OLINVILLE — It's a sunny afternoon and Bronx resident Kareem Richards, 20, is getting ready to race. He checks the wheels on his car — which is about 12 inches in length, and has bright green rims — and makes sure there’s juice in its battery. When he's satisfied, he sets the car down in the dirt and it's off with a zoom, leaving a cloud of dust and scattered pebbles in its wake.

Richards is one of dozens of people who frequent a small park of dirt and grass along Bronx Boulevard, near the overpass where Gun Hill Road crosses over the Bronx River, known to those who tend to it as Fort Knox. Hobbyists from all over the Bronx and beyond come here to race remote control cars, tiny vehicles that buzz in a loop around a homemade earthen racetrack.

“Me, I’m a rookie,” said Richards, who has been racing his two remote control cars at Fort Knox for about four years, carting them around in a wheeled suitcase. Right now, he’s practicing. In a few weeks, he’ll enter his first real race at the track, when over one hundred participants are expected to compete.

Fort Knox is maintained by a group of volunteer remote control car enthusiasts who spend their weekends shaping the dirt track with shovels and rakes, and who donated their own money to install a fence and a portable toilet at the park. They say it's the only outdoor, off-road remote control car track in New York City.

“This is it,” said Tom Baffer, 66, who helps organize the races.

While most of the action takes place at Fort Knox, the group’s unofficial clubhouse is Bruckner Hobbies, a hobby shop that Baffer owns on East Tremont Avenue in Schuylerville, on the other side of the Bronx. The shop sells remote control cars, airplanes and helicopters, along with their spare parts. It’s where the Fort Knox crowd goes to talk shop, or to repair their cars if they damage them on a jump or accidentally drive them through a puddle.

Baffer opened Bruckner Hobbies over 20 years ago. Though a wine salesman by day, he was always into car racing. Then he became a father to three sons who fell in love with the sport, too.

“The hobby shop is my hobby,” Baffer said.

Now, his sons help him run the shop, and also help organize the races at Fort Knox.

“I was going there when I was a little kid,” said one son, Dan Baffer, 32.

The races on Gun Hill Road started decades ago, Baffer said. At first, the city’s Parks Department tried to keep the car racers out of the space, but consented after they saw that the hobbyists' presence kept out other, less desirable activities.

“This used to be a real drug-infested park,” Baffer said.

The races petered out over the years as interest in the hobby waned, but picked back up again a few years ago. Now, it’s a hot destination for remote control car racers, who come from states all along the East Coast for the big races.

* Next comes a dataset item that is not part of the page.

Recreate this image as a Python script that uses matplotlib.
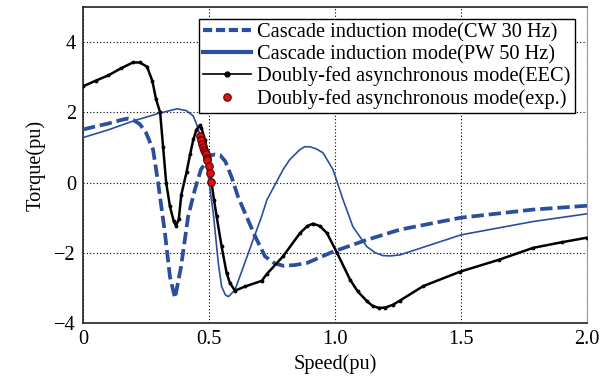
import matplotlib
matplotlib.use("Agg")
import matplotlib.pyplot as plt
from matplotlib.lines import Line2D

plt.rcParams['font.family'] = ['Liberation Serif', 'DejaVu Serif']
plt.rcParams['font.size'] = 14.7

blue = '#2a4f9e'

# cascade induction mode, CW 30 Hz (dashed)
cw_speed = [0, 0.05, 0.1, 0.15, 0.175, 0.2, 0.226, 0.25, 0.278, 0.298, 0.325, 0.345,
            0.365, 0.389, 0.417, 0.444, 0.468, 0.504, 0.524, 0.544, 0.565, 0.59,
            0.615, 0.643, 0.683, 0.722, 0.76, 0.794, 0.84, 0.889, 0.992, 1.127,
            1.258, 1.5, 1.786, 2.0]
cw_torque = [1.51, 1.6, 1.68, 1.78, 1.82, 1.78, 1.66, 1.42, 0.94, 0.0, -1.43, -2.68,
             -3.29, -2.4, -0.97, -0.2, 0.37, 0.77, 0.8, 0.78, 0.6, 0.15,
             -0.4, -0.87, -1.53, -2.1, -2.3, -2.37, -2.35, -2.29, -1.97, -1.63,
             -1.34, -1.0, -0.77, -0.66]

# cascade induction mode, PW 50 Hz (thin solid)
pw_speed = [0, 0.1, 0.198, 0.3, 0.373, 0.41, 0.437, 0.451, 0.46, 0.48, 0.495, 0.504,
            0.517, 0.537, 0.55, 0.565, 0.577, 0.603, 0.656, 0.709, 0.73, 0.794,
            0.82, 0.861, 0.88, 0.9, 0.925, 0.952, 0.992, 1.032, 1.071, 1.127,
            1.16, 1.19, 1.22, 1.258, 1.5, 1.786, 2.0]
pw_torque = [1.28, 1.5, 1.75, 1.97, 2.1, 2.05, 1.9, 1.66, 1.45, 0.9, 0.3, -0.2,
             -0.87, -2.3, -2.96, -3.2, -3.25, -3.06, -2.01, -0.96, -0.49, 0.37,
             0.65, 0.94, 1.02, 1.02, 0.96, 0.85, 0.37, -0.49, -1.26, -1.83,
             -2.0, -2.08, -2.09, -2.06, -1.49, -1.11, -0.89]

# doubly-fed asynchronous mode, equivalent circuit
eec_speed = [0, 0.05, 0.1, 0.15, 0.198, 0.225, 0.254, 0.275, 0.29, 0.306, 0.318, 0.33,
             0.345, 0.36, 0.369, 0.38, 0.39, 0.411, 0.425, 0.438, 0.45, 0.464,
             0.47, 0.485, 0.5, 0.51, 0.52, 0.53, 0.55, 0.57, 0.583, 0.603, 0.643,
             0.709, 0.73, 0.794, 0.861, 0.89, 0.913, 0.94, 0.968, 1.008, 1.06,
             1.09, 1.127, 1.15, 1.175, 1.2, 1.23, 1.258, 1.35, 1.496, 1.65, 1.786,
             1.9, 2.0]
eec_torque = [2.74, 2.9, 3.05, 3.25, 3.42, 3.42, 3.3, 2.9, 2.37, 2.0, 1.0, 0.0,
              -0.68, -1.1, -1.23, -1.05, -0.35, 0.3, 0.8, 1.23, 1.5, 1.63,
              1.55, 1.2, 0.6, 0.0, -0.5, -0.95, -1.82, -2.58, -2.86, -3.08, -2.96,
              -2.8, -2.6, -2.1, -1.44, -1.24, -1.17, -1.24, -1.44, -2.0, -2.77,
              -3.1, -3.38, -3.52, -3.57, -3.56, -3.48, -3.36, -2.95, -2.54, -2.2,
              -1.86, -1.7, -1.57]

# experimental points
exp_speed = [0.464, 0.469, 0.473, 0.477, 0.48, 0.484, 0.487, 0.491, 0.493, 0.499,
             0.503, 0.507]
exp_torque = [1.32, 1.21, 1.11, 1.02, 0.94, 0.87, 0.8, 0.7, 0.63, 0.47, 0.26, 0.02]

labels = ['Cascade induction mode(CW 30 Hz)', 'Cascade induction mode(PW 50 Hz)',
          'Doubly-fed asynchronous mode(EEC)', 'Doubly-fed asynchronous mode(exp.)']

fig = plt.figure(figsize=(6.08, 3.8), dpi=100)
ax = fig.add_axes([0.1365, 0.15, 0.829, 0.8316])

ax.plot(cw_speed, cw_torque, color=blue, lw=2.7, dashes=(3.3, 1.3), zorder=3)
ax.plot(pw_speed, pw_torque, color=blue, lw=1.2, zorder=3)
ax.plot(eec_speed, eec_torque, color='black', lw=1.8, marker='.', ms=3.5, zorder=4)
ax.plot(exp_speed, exp_torque, ls='none', marker='o', ms=5.4, mfc='#e01010',
        mec='#5a0000', mew=0.8, zorder=5)

ax.set_xlim(0, 2.0)
ax.set_ylim(-4, 5)
ax.set_xticks([0, 0.5, 1.0, 1.5, 2.0])
ax.set_xticklabels(['0', '0.5', '1.0', '1.5', '2.0'])
ax.set_yticks([-4, -2, 0, 2, 4])
ax.set_yticklabels(['\u22124', '\u22122', '0', '2', '4'])
ax.tick_params(length=0, pad=5)
ax.grid(True, color='black', ls=(0, (1, 2)), lw=0.8)
ax.set_xlabel('Speed(pu)', labelpad=4)
ax.set_ylabel('Torque(pu)', labelpad=6)
for side in ['left', 'bottom', 'top']:
    ax.spines[side].set_linewidth(1.2)
    ax.spines[side].set_color('#222222')
ax.spines['right'].set_color('#999999')

handles = [
    Line2D([], [], color=blue, lw=3, dashes=(2.2, 0.9)),
    Line2D([], [], color=blue, lw=3),
    Line2D([], [], color='black', lw=1.2, marker='.', ms=7),
    Line2D([], [], ls='none', marker='o', ms=5.4, mfc='#e01010', mec='#5a0000', mew=0.8),
]
leg = ax.legend(handles, labels, loc='upper right', bbox_to_anchor=(0.976, 0.962),
                borderaxespad=0, fancybox=False, framealpha=1, edgecolor='black',
                numpoints=1, handlelength=2.35, handletextpad=0.3, labelspacing=0.12,
                borderpad=0.2)
leg.get_frame().set_linewidth(1.0)

fig.savefig('out.png', dpi=100)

Baffer estimates there are about 25 people who regularly work on the track, which requires considerable amounts of maintenance, time and money to keep up. This year, the group asked local businesses to act as race sponsors as a way to raise money for supplies and maintenance. Baffer donates trophies from his shop to give to the winners.

“There are a whole bunch of us, we all chip in and help out,” said Ray Goytia, 52, a Fort Knox regular who says he owns so many remote control cars, he’s lost count. “It’s not easy. When we have a race, we get up at like 4, 5 in the morning. We have shovels, rakes, picks — we do whatever we can with what we have.”

Remote control cars can cost anywhere from several hundred to several thousand dollars. Some run on batteries and some run on an alcohol-based fuel called nitro. On the dirt track at Fort Knox, the cars can reach speeds of up to about 40 miles per hour, but on a flat indoor track, they can go as fast as 100 miles per hour. A computer system counts each car as it laps around the track.

The next big race at Fort Knox is scheduled for the first week in July, and the group expects a big turnout.